Task to carry out:
Restate each line word for word. Leave out every picture.

Dataset content:
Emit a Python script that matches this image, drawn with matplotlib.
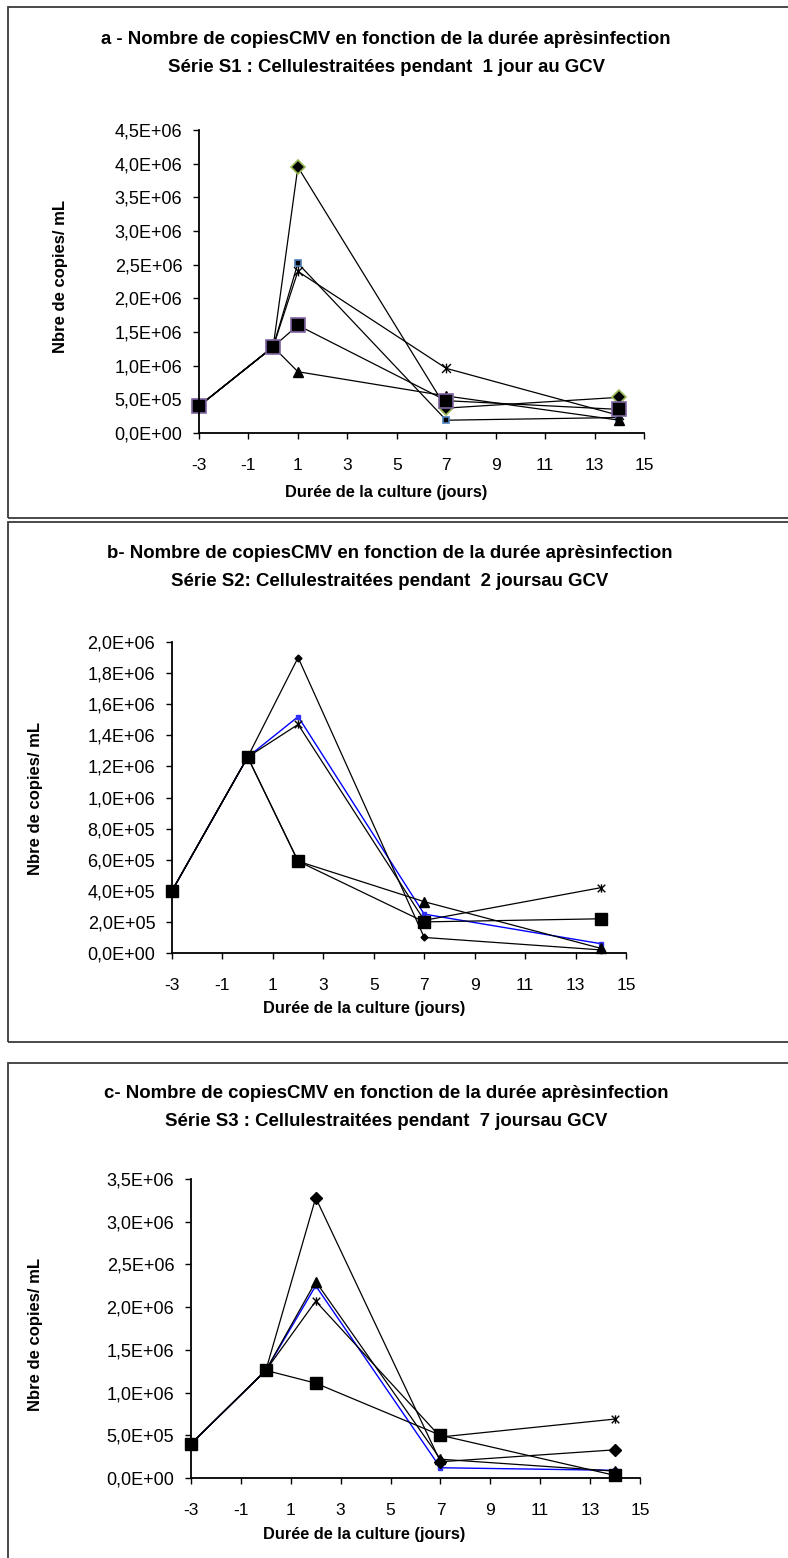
import matplotlib
matplotlib.use("Agg")
import matplotlib.pyplot as plt
from matplotlib.path import Path
from matplotlib.patches import Rectangle
from matplotlib.ticker import FuncFormatter, MultipleLocator

plt.rcParams['font.family'] = ['Liberation Sans', 'DejaVu Sans']
plt.rcParams['axes.unicode_minus'] = False

W, H = 788, 1558

# --- donnees ---
jours_a = [-3, 0, 1, 7, 14]
a_losange = [4.0e5, 1.28e6, 3.95e6, 3.7e5, 5.3e5]
a_bleu = [4.0e5, 1.28e6, 2.52e6, 1.9e5, 2.3e5]
a_etoile = [4.0e5, 1.28e6, 2.40e6, 9.6e5, 2.6e5]
a_triangle = [4.0e5, 1.28e6, 0.91e6, 5.5e5, 1.9e5]
a_carre = [4.0e5, 1.28e6, 1.60e6, 4.8e5, 3.5e5]

jours_bc = [-3, 0, 2, 7, 14]
b_losange = [4.0e5, 1.26e6, 1.90e6, 1.0e5, 2.0e4]
b_bleu = [4.0e5, 1.26e6, 1.52e6, 2.5e5, 6.0e4]
b_etoile = [4.0e5, 1.26e6, 1.47e6, 2.1e5, 4.2e5]
b_triangle = [4.0e5, 1.26e6, 5.9e5, 3.3e5, 3.0e4]
b_carre = [4.0e5, 1.26e6, 5.9e5, 2.0e5, 2.2e5]

c_losange = [4.0e5, 1.26e6, 3.28e6, 1.9e5, 3.3e5]
c_bleu = [4.0e5, 1.26e6, 2.25e6, 1.2e5, 9.0e4]
c_triangle = [4.0e5, 1.26e6, 2.30e6, 2.2e5, 8.0e4]
c_etoile = [4.0e5, 1.26e6, 2.07e6, 4.8e5, 6.9e5]
c_carre = [4.0e5, 1.26e6, 1.11e6, 5.0e5, 3.0e4]

xticks = [-3, -1, 1, 3, 5, 7, 9, 11, 13, 15]

titres = [
    ("a - Nombre de copiesCMV en fonction de la durée aprèsinfection",
     "Série S1 : Cellulestraitées pendant  1 jour au GCV"),
    ("b- Nombre de copiesCMV en fonction de la durée aprèsinfection",
     "Série S2: Cellulestraitées pendant  2 joursau GCV"),
    ("c- Nombre de copiesCMV en fonction de la durée aprèsinfection",
     "Série S3 : Cellulestraitées pendant  7 joursau GCV"),
]
ylabel = "Nbre de copies/ mL"
xlabel = "Durée de la culture (jours)"

# asterisque facon Excel (X + trait vertical)
M, L = Path.MOVETO, Path.LINETO
etoile = Path([(-1, -1), (1, 1), (-1, 1), (1, -1), (0, -1.1), (0, 1.1)],
              [M, L, M, L, M, L])

fig = plt.figure(figsize=(W / 100, H / 100), dpi=100)

def fx(x):
    return x / W

def fy(y):
    return 1 - y / H

# cadres
for top, bot in [(7, 518), (522, 1042), (1063, 1575)]:
    fig.patches.append(Rectangle((fx(7.5), fy(bot)), fx(800) - fx(7.5), fy(top) - fy(bot),
                                 transform=fig.transFigure, fill=False,
                                 edgecolor='#3a3a3a', lw=1.3))

sci = FuncFormatter(lambda v, p: f"{v:.1E}".replace('.', ','))

def make_axes(left, right, top, bottom, ymax, ystep):
    ax = fig.add_axes([fx(left), fy(bottom), fx(right) - fx(left), fy(top) - fy(bottom)])
    ax.set_xlim(-3, 15)
    ax.set_ylim(0, ymax)
    ax.set_xticks(xticks)
    ax.yaxis.set_major_locator(MultipleLocator(ystep))
    ax.yaxis.set_major_formatter(sci)
    for s in ['top', 'right']:
        ax.spines[s].set_visible(False)
    for s in ['left', 'bottom']:
        ax.spines[s].set_linewidth(1.3)
    ax.tick_params(axis='y', direction='out', length=4, width=1, labelsize=13, pad=8)
    ax.tick_params(axis='x', direction='out', length=4, width=1, labelsize=12.5, pad=14)
    ax.patch.set_alpha(0)
    return ax

kw = dict(color='black', lw=0.9, clip_on=False)

# ---- panneau a ----
ax = make_axes(199, 644, 130, 433, 4.5e6, 5e5)
ax.plot(jours_a, a_bleu, marker='s', ms=4, mfc='black', mec='#4F81BD', mew=1.2, **kw)
ax.plot(jours_a, a_etoile, marker=etoile, ms=7, mec='black', mew=1, **kw)
ax.plot(jours_a, a_triangle, marker='^', ms=7, mfc='black', mec='black', **kw)
ax.plot(jours_a, a_losange, marker='D', ms=7, mfc='black', mec='#9BBB59', mew=1.2, **kw)
ax.plot(jours_a, a_carre, marker='s', ms=9.5, mfc='black', mec='#8064A2', mew=1.2, **kw)

# ---- panneau b ----
ax = make_axes(172, 626, 642, 953, 2.0e6, 2e5)
ax.plot(jours_bc, b_bleu, marker='s', ms=3, mfc='#3030ff', mec='#3030ff',
        color='#0000ff', lw=1.0, clip_on=False)
ax.plot(jours_bc, b_losange, marker='D', ms=3.5, mfc='black', mec='black', **kw)
ax.plot(jours_bc, b_etoile, marker=etoile, ms=6, mec='black', mew=1, **kw)
ax.plot(jours_bc, b_triangle, marker='^', ms=7, mfc='black', mec='black', **kw)
ax.plot(jours_bc, b_carre, marker='s', ms=8.5, mfc='black', mec='black', **kw)

# ---- panneau c ----
ax = make_axes(191, 640, 1179, 1478, 3.5e6, 5e5)
ax.plot(jours_bc, c_bleu, marker='s', ms=3, mfc='#3030ff', mec='#3030ff',
        color='#0000ff', lw=1.0, clip_on=False)
ax.plot(jours_bc, c_losange, marker='D', ms=6, mfc='black', mec='black', **kw)
ax.plot(jours_bc, c_etoile, marker=etoile, ms=6, mec='black', mew=1, **kw)
ax.plot(jours_bc, c_triangle, marker='^', ms=7, mfc='black', mec='black', **kw)
ax.plot(jours_bc, c_carre, marker='s', ms=8.5, mfc='black', mec='black', **kw)

# textes
pos_titres = [(386, 40, 67), (390, 554, 581), (386, 1094, 1121)]
for (l1, l2), (cx, y1, y2) in zip(titres, pos_titres):
    fig.text(fx(cx), fy(y1), l1, ha='center', va='center', fontsize=13.4, fontweight='bold')
    fig.text(fx(cx), fy(y2), l2, ha='center', va='center', fontsize=13.4, fontweight='bold')

for x, y in [(60, 276), (36, 798), (36, 1334)]:
    fig.text(fx(x), fy(y), ylabel, rotation=90, ha='center', va='center',
             fontsize=12, fontweight='bold')

for x, y in [(386, 492), (364, 1008), (364, 1534)]:
    fig.text(fx(x), fy(y), xlabel, ha='center', va='center', fontsize=11.8, fontweight='bold')

fig.savefig("out.png", dpi=100)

Exercise answer:
Emit a Python script that matches this image, drawn with matplotlib.
import matplotlib
matplotlib.use("Agg")
import matplotlib.pyplot as plt
from matplotlib.path import Path
from matplotlib.patches import Rectangle
from matplotlib.ticker import FuncFormatter, MultipleLocator

plt.rcParams['font.family'] = ['Liberation Sans', 'DejaVu Sans']
plt.rcParams['axes.unicode_minus'] = False

W, H = 788, 1558

# --- donnees ---
jours_a = [-3, 0, 1, 7, 14]
a_losange = [4.0e5, 1.28e6, 3.95e6, 3.7e5, 5.3e5]
a_bleu = [4.0e5, 1.28e6, 2.52e6, 1.9e5, 2.3e5]
a_etoile = [4.0e5, 1.28e6, 2.40e6, 9.6e5, 2.6e5]
a_triangle = [4.0e5, 1.28e6, 0.91e6, 5.5e5, 1.9e5]
a_carre = [4.0e5, 1.28e6, 1.60e6, 4.8e5, 3.5e5]

jours_bc = [-3, 0, 2, 7, 14]
b_losange = [4.0e5, 1.26e6, 1.90e6, 1.0e5, 2.0e4]
b_bleu = [4.0e5, 1.26e6, 1.52e6, 2.5e5, 6.0e4]
b_etoile = [4.0e5, 1.26e6, 1.47e6, 2.1e5, 4.2e5]
b_triangle = [4.0e5, 1.26e6, 5.9e5, 3.3e5, 3.0e4]
b_carre = [4.0e5, 1.26e6, 5.9e5, 2.0e5, 2.2e5]

c_losange = [4.0e5, 1.26e6, 3.28e6, 1.9e5, 3.3e5]
c_bleu = [4.0e5, 1.26e6, 2.25e6, 1.2e5, 9.0e4]
c_triangle = [4.0e5, 1.26e6, 2.30e6, 2.2e5, 8.0e4]
c_etoile = [4.0e5, 1.26e6, 2.07e6, 4.8e5, 6.9e5]
c_carre = [4.0e5, 1.26e6, 1.11e6, 5.0e5, 3.0e4]

xticks = [-3, -1, 1, 3, 5, 7, 9, 11, 13, 15]

titres = [
    ("a - Nombre de copiesCMV en fonction de la durée aprèsinfection",
     "Série S1 : Cellulestraitées pendant  1 jour au GCV"),
    ("b- Nombre de copiesCMV en fonction de la durée aprèsinfection",
     "Série S2: Cellulestraitées pendant  2 joursau GCV"),
    ("c- Nombre de copiesCMV en fonction de la durée aprèsinfection",
     "Série S3 : Cellulestraitées pendant  7 joursau GCV"),
]
ylabel = "Nbre de copies/ mL"
xlabel = "Durée de la culture (jours)"

# asterisque facon Excel (X + trait vertical)
M, L = Path.MOVETO, Path.LINETO
etoile = Path([(-1, -1), (1, 1), (-1, 1), (1, -1), (0, -1.1), (0, 1.1)],
              [M, L, M, L, M, L])

fig = plt.figure(figsize=(W / 100, H / 100), dpi=100)

def fx(x):
    return x / W

def fy(y):
    return 1 - y / H

# cadres
for top, bot in [(7, 518), (522, 1042), (1063, 1575)]:
    fig.patches.append(Rectangle((fx(7.5), fy(bot)), fx(800) - fx(7.5), fy(top) - fy(bot),
                                 transform=fig.transFigure, fill=False,
                                 edgecolor='#3a3a3a', lw=1.3))

sci = FuncFormatter(lambda v, p: f"{v:.1E}".replace('.', ','))

def make_axes(left, right, top, bottom, ymax, ystep):
    ax = fig.add_axes([fx(left), fy(bottom), fx(right) - fx(left), fy(top) - fy(bottom)])
    ax.set_xlim(-3, 15)
    ax.set_ylim(0, ymax)
    ax.set_xticks(xticks)
    ax.yaxis.set_major_locator(MultipleLocator(ystep))
    ax.yaxis.set_major_formatter(sci)
    for s in ['top', 'right']:
        ax.spines[s].set_visible(False)
    for s in ['left', 'bottom']:
        ax.spines[s].set_linewidth(1.3)
    ax.tick_params(axis='y', direction='out', length=4, width=1, labelsize=13, pad=8)
    ax.tick_params(axis='x', direction='out', length=4, width=1, labelsize=12.5, pad=14)
    ax.patch.set_alpha(0)
    return ax

kw = dict(color='black', lw=0.9, clip_on=False)

# ---- panneau a ----
ax = make_axes(199, 644, 130, 433, 4.5e6, 5e5)
ax.plot(jours_a, a_bleu, marker='s', ms=4, mfc='black', mec='#4F81BD', mew=1.2, **kw)
ax.plot(jours_a, a_etoile, marker=etoile, ms=7, mec='black', mew=1, **kw)
ax.plot(jours_a, a_triangle, marker='^', ms=7, mfc='black', mec='black', **kw)
ax.plot(jours_a, a_losange, marker='D', ms=7, mfc='black', mec='#9BBB59', mew=1.2, **kw)
ax.plot(jours_a, a_carre, marker='s', ms=9.5, mfc='black', mec='#8064A2', mew=1.2, **kw)

# ---- panneau b ----
ax = make_axes(172, 626, 642, 953, 2.0e6, 2e5)
ax.plot(jours_bc, b_bleu, marker='s', ms=3, mfc='#3030ff', mec='#3030ff',
        color='#0000ff', lw=1.0, clip_on=False)
ax.plot(jours_bc, b_losange, marker='D', ms=3.5, mfc='black', mec='black', **kw)
ax.plot(jours_bc, b_etoile, marker=etoile, ms=6, mec='black', mew=1, **kw)
ax.plot(jours_bc, b_triangle, marker='^', ms=7, mfc='black', mec='black', **kw)
ax.plot(jours_bc, b_carre, marker='s', ms=8.5, mfc='black', mec='black', **kw)

# ---- panneau c ----
ax = make_axes(191, 640, 1179, 1478, 3.5e6, 5e5)
ax.plot(jours_bc, c_bleu, marker='s', ms=3, mfc='#3030ff', mec='#3030ff',
        color='#0000ff', lw=1.0, clip_on=False)
ax.plot(jours_bc, c_losange, marker='D', ms=6, mfc='black', mec='black', **kw)
ax.plot(jours_bc, c_etoile, marker=etoile, ms=6, mec='black', mew=1, **kw)
ax.plot(jours_bc, c_triangle, marker='^', ms=7, mfc='black', mec='black', **kw)
ax.plot(jours_bc, c_carre, marker='s', ms=8.5, mfc='black', mec='black', **kw)

# textes
pos_titres = [(386, 40, 67), (390, 554, 581), (386, 1094, 1121)]
for (l1, l2), (cx, y1, y2) in zip(titres, pos_titres):
    fig.text(fx(cx), fy(y1), l1, ha='center', va='center', fontsize=13.4, fontweight='bold')
    fig.text(fx(cx), fy(y2), l2, ha='center', va='center', fontsize=13.4, fontweight='bold')

for x, y in [(60, 276), (36, 798), (36, 1334)]:
    fig.text(fx(x), fy(y), ylabel, rotation=90, ha='center', va='center',
             fontsize=12, fontweight='bold')

for x, y in [(386, 492), (364, 1008), (364, 1534)]:
    fig.text(fx(x), fy(y), xlabel, ha='center', va='center', fontsize=11.8, fontweight='bold')

fig.savefig("out.png", dpi=100)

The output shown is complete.